Due to the large exciton binding energy, two-dimensional perovskite has demonstrated the potential as high-performance while low-cost scintillator. In our experiment, first we systemically investigate the effect of Li-ion dopant in phenethylammonium lead bromide, (PEA)2PbBr4 perovskite crystals under soft X-ray radiation of 15 keV. Successful inclusion of Li at four doping concentrations was confirmed by X-ray photoelectron spectroscopy. Li doping causes no substantial change in the crystal structure judging from the X-ray diffraction pattern but induces stronger emission tail as observed in the temperature-dependent X-ray luminescence (XL).
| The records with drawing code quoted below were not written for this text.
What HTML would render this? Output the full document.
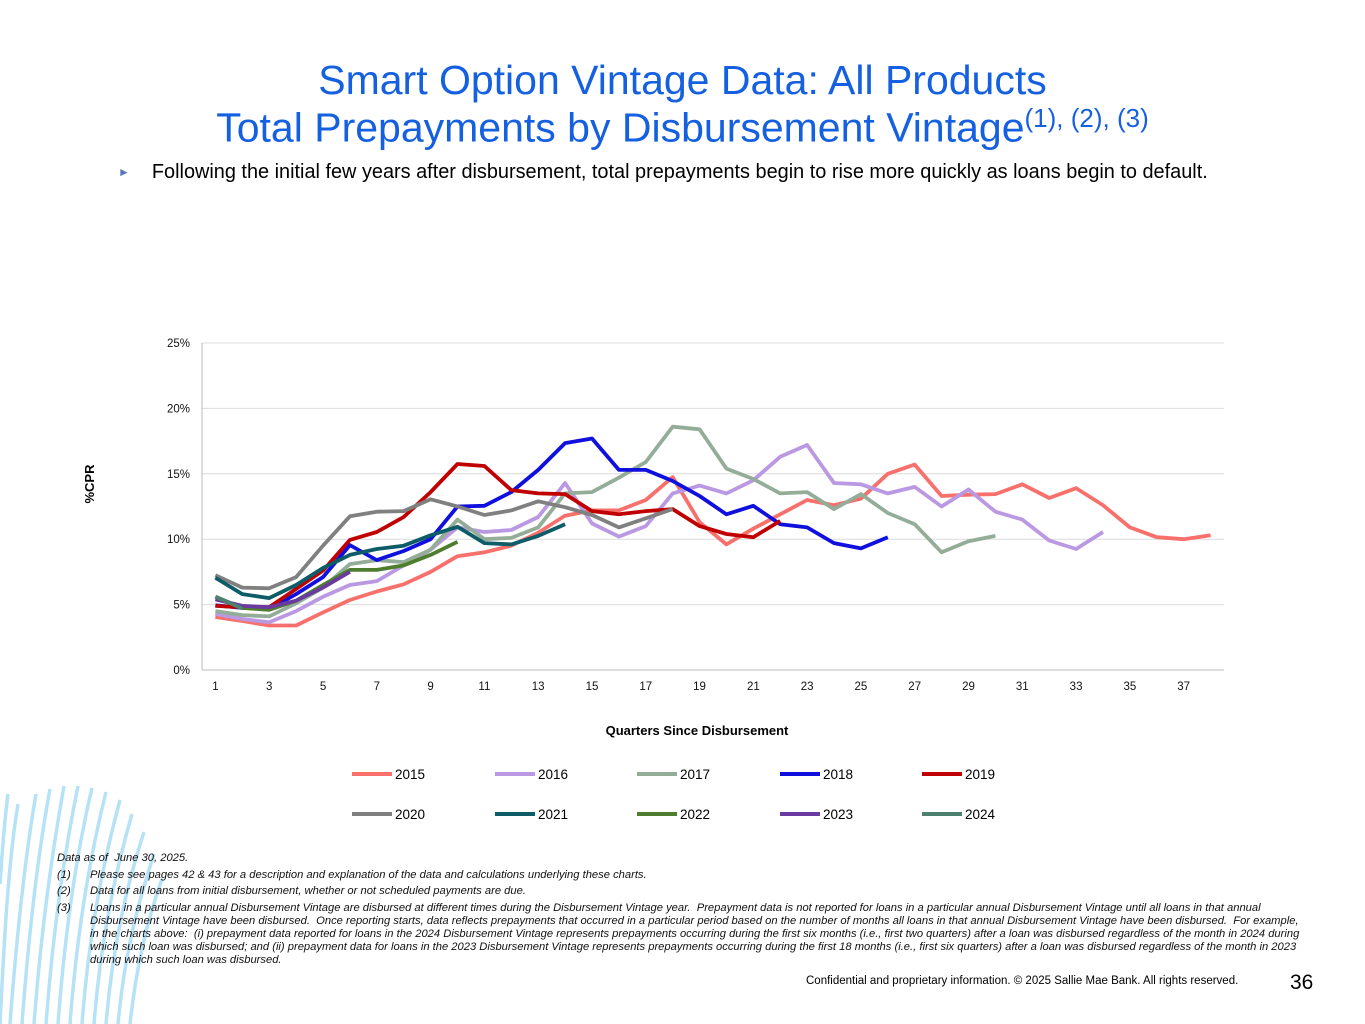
<!DOCTYPE html>
<html><head><meta charset="utf-8">
<style>
body{margin:0;width:1365px;height:1024px;background:#fff;position:relative;overflow:hidden;font-family:"Liberation Sans",Arial,sans-serif;}
.title{position:absolute;left:0;width:1365px;text-align:center;color:#1560e0;font-size:41px;line-height:47px;white-space:nowrap;}
.bullet{position:absolute;left:118px;top:161px;font-size:19.9px;color:#000;white-space:nowrap;}
.bullet span{color:#5577bb;font-size:12px;margin-right:22px;vertical-align:2px;}
.notes{position:absolute;left:57px;top:852px;font-size:11.2px;font-style:italic;color:#111;line-height:13.2px;width:1245px;}
.notes .r{display:flex;margin-bottom:3px;}
.notes .n{width:33px;flex:none;}
.foot{position:absolute;left:806px;top:975px;font-size:11.5px;white-space:nowrap;}
.pg{position:absolute;left:1290px;top:971px;font-size:21px;}
</style></head><body>
<svg width="260" height="260" style="position:absolute;left:0;top:764px" viewBox="0 0 260 260">
<g fill="none" stroke="#a9def5" stroke-width="3.5" opacity="0.85">
<path d="M0 260 C4 180 8 100 18 40"/><path d="M10 260 C16 180 24 100 36 30"/><path d="M22 260 C28 180 36 100 50 25"/><path d="M34 260 C40 180 50 100 64 22"/><path d="M46 260 C52 180 62 100 78 22"/><path d="M58 260 C64 180 74 100 92 24"/><path d="M70 260 C76 180 88 100 106 28"/><path d="M82 260 C88 180 100 110 120 36"/><path d="M94 260 C100 185 112 120 132 50"/><path d="M106 260 C112 190 124 130 144 68"/><path d="M118 260 C124 195 136 145 154 90"/><path d="M130 260 C136 205 146 160 162 115"/>
<path d="M0 120 C2 90 4 60 8 30"/>
</g></svg>
<div class="title" style="top:57px">Smart Option Vintage Data: All Products</div>
<div class="title" style="top:95px">Total Prepayments by Disbursement Vintage<sup style="font-size:26px">(1), (2), (3)</sup></div>
<div class="bullet"><span>►</span>Following the initial few years after disbursement, total prepayments begin to rise more quickly as loans begin to default.</div>
<svg id="chart" width="1365" height="850" style="position:absolute;left:0;top:0"></svg>
<div class="notes">
<div style="margin-bottom:4px">Data as of &nbsp;June 30, 2025.</div>
<div class="r"><div class="n">(1)</div><div>Please see pages 42 &amp; 43 for a description and explanation of the data and calculations underlying these charts.</div></div>
<div class="r"><div class="n">(2)</div><div>Data for all loans from initial disbursement, whether or not scheduled payments are due.</div></div>
<div class="r"><div class="n">(3)</div><div>Loans in a particular annual Disbursement Vintage are disbursed at different times during the Disbursement Vintage year. &nbsp;Prepayment data is not reported for loans in a particular annual Disbursement Vintage until all loans in that annual Disbursement Vintage have been disbursed. &nbsp;Once reporting starts, data reflects prepayments that occurred in a particular period based on the number of months all loans in that annual Disbursement Vintage have been disbursed. &nbsp;For example, in the charts above: &nbsp;(i) prepayment data reported for loans in the 2024 Disbursement Vintage represents prepayments occurring during the first six months (i.e., first two quarters) after a loan was disbursed regardless of the month in 2024 during which such loan was disbursed; and (ii) prepayment data for loans in the 2023 Disbursement Vintage represents prepayments occurring during the first 18 months (i.e., first six quarters) after a loan was disbursed regardless of the month in 2023 during which such loan was disbursed.</div></div>
</div>
<div class="foot">Confidential and proprietary information. © 2025 Sallie Mae Bank. All rights reserved.</div>
<div class="pg">36</div>
<script>
const years=["2015","2016","2017","2018","2019","2020","2021","2022","2023","2024"];
const colors=["#f7706c","#bb98e2","#93ad98","#1010de","#c00000","#808080","#0d5c68","#4e7d2e","#6b3aa0","#4e8070"];
const s2015=[4.05,3.75,3.4,3.4,4.4,5.35,6.0,6.55,7.5,8.7,9.0,9.5,10.5,11.8,12.2,12.2,13.0,14.75,11.3,9.6,10.8,11.9,13.0,12.6,13.1,15.0,15.7,13.3,13.4,13.45,14.2,13.15,13.9,12.6,10.9,10.15,10.0,10.3];
const s2016=[4.3,3.9,3.65,4.5,5.6,6.5,6.8,8.0,9.2,10.9,10.55,10.7,11.7,14.3,11.2,10.2,11.0,13.5,14.1,13.5,14.5,16.3,17.2,14.3,14.2,13.5,14.0,12.5,13.8,12.1,11.5,9.9,9.25,10.55];
const s2017=[4.5,4.2,4.1,5.1,6.3,8.1,8.4,8.25,9.2,11.5,10.0,10.1,10.9,13.5,13.6,14.7,15.9,18.6,18.4,15.4,14.6,13.5,13.6,12.3,13.45,12.0,11.15,9.0,9.85,10.25];
const s2018=[4.95,4.75,4.65,5.8,7.1,9.55,8.4,9.1,10.0,12.5,12.55,13.6,15.3,17.35,17.7,15.3,15.3,14.45,13.3,11.9,12.55,11.15,10.9,9.7,9.3,10.15];
const s2019=[4.9,4.8,4.8,6.2,7.6,9.95,10.55,11.7,13.6,15.75,15.6,13.75,13.5,13.45,12.15,11.9,12.15,12.3,11.0,10.4,10.15,11.4];
const s2020=[7.25,6.3,6.25,7.1,9.5,11.75,12.1,12.15,13.05,12.5,11.85,12.2,12.9,12.45,11.85,10.9,11.6,12.3];
const s2021=[7.05,5.8,5.5,6.5,7.8,8.8,9.25,9.5,10.3,10.95,9.7,9.6,10.25,11.15];
const s2022=[5.6,4.75,4.6,5.3,6.5,7.65,7.65,8.0,8.8,9.8];
const s2023=[5.4,4.9,4.8,5.3,6.3,7.5];
const s2024=[5.6,4.7];
const series=[s2015,s2016,s2017,s2018,s2019,s2020,s2021,s2022,s2023,s2024];
const yTicks=[0,5,10,15,20,25];
const xTicks=[1,3,5,7,9,11,13,15,17,19,21,23,25,27,29,31,33,35,37];
const NS="http://www.w3.org/2000/svg";
const svg=document.getElementById('chart');
const L=202,R=1224,T=343,B=670,N=38;
const x=q=>L+(q-0.5)*(R-L)/N;
const y=v=>B-v/25*(B-T);
function mk(t,a,txt){const e=document.createElementNS(NS,t);for(const k in a)e.setAttribute(k,a[k]);if(txt!==undefined)e.textContent=txt;svg.appendChild(e);return e;}
yTicks.forEach(v=>{
 const g=mk('line',{x1:L,x2:R,y1:y(v),y2:y(v),stroke:v===0?'#bbb':'#dcdcdc','stroke-width':1});
 
 
 const t=mk('text',{x:190,y:y(v)+4,'text-anchor':'end','font-size':11.5,fill:'#111','font-family':'Liberation Sans'},v+'%');
 
 
});
const ax=mk('line',{x1:L,x2:L,y1:T,y2:B,stroke:'#bbb','stroke-width':1});


xTicks.forEach(q=>{
 const t=mk('text',{x:x(q),y:690,'text-anchor':'middle','font-size':11.5,fill:'#111','font-family':'Liberation Sans'},q);
 
 
});
const xt=mk('text',{x:697,y:735,'text-anchor':'middle','font-size':13,'font-weight':'bold','font-family':'Liberation Sans'},'Quarters Since Disbursement');


const yt=mk('text',{x:94,y:484,'text-anchor':'middle','font-size':13,'font-weight':'bold','font-family':'Liberation Sans',transform:'rotate(-90 94 484)'},'%CPR');


series.forEach((s,i)=>{
 const pts=s.map((v,k)=>x(k+1).toFixed(1)+','+y(v).toFixed(1)).join(' ');
 const p=mk('polyline',{points:pts,fill:'none',stroke:colors[i],'stroke-width':3.8,'stroke-linejoin':'round'});
 
 
});
const lx=[352,495,637,780,922];
years.forEach((yr,i)=>{
 const r=Math.floor(i/5),c=i%5,yy=774+r*40;
 const l=mk('line',{x1:lx[c],x2:lx[c]+40,y1:yy,y2:yy,stroke:colors[i],'stroke-width':4});
 
 
 const t=mk('text',{x:lx[c]+43,y:yy+5,'font-size':13.5,'font-family':'Liberation Sans'},yr);
 
 
});
</script>
</body></html>
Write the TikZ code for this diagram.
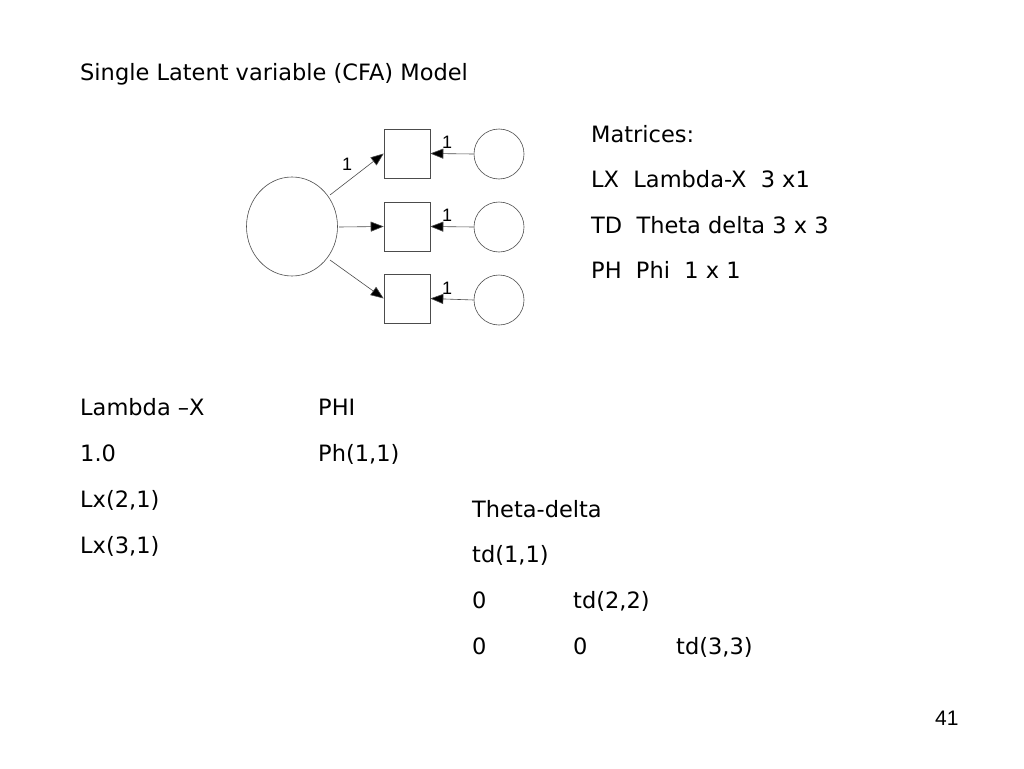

Upon higher Li concentration, the emissions become broader due to possible Li trap emission as indicated by increasing traps induced by more Li in the X-ray thermoluminescence spectra. The behavior of negative thermal quenching is found in the XL and it can yield a benefit such as the possible light yield improvement in the X-ray imaging application. After the soft X-ray characterizations, we further explore our crystals in gamma-ray detection. In the gamma-ray pulse height measurement, relatively broad peaks can be resolved with the light yield of about 10,000 photons/MeV at 662 keV. The result from alpha particle pulse height measurement also indicates that we could even utilize our crystals in alpha particle detection at 5.8 MeV. Based on this feature and Li-ion capability as dopants, our crystals promise a good performance in thermal neutron detection. Finally, we can realize a versatile radiation detector that works in broad range of energy from soft to high energy radiation.
Systematic investigation of temperature-dependence on thermal quenching of X-ray luminescence (XL) from various single perovskite crystals was carried out. In the family of methylammonium lead halide perovskites (MAPbX3, MA = methylammonium, X= Cl, Br or I), the quenching temperature of XL decreases from Cl to I. According to our analysis, such behavior is strongly affected by their corresponding decrease of thermal activation energy ▵Eq from 53 ± 3 to 6 ± 1 meV. Different concentrations of Bi3+-doped MAPbBr3 are also prepared and both four-point probe measurement and X-ray thermoluminescence (TL) confirms the successful doping. When we dope MAPbBr3 with Bi3+, Γ0/Γv increases to 78 ± 18 for crystal with Bi/Pb ratio of 1/10 in precursor solution.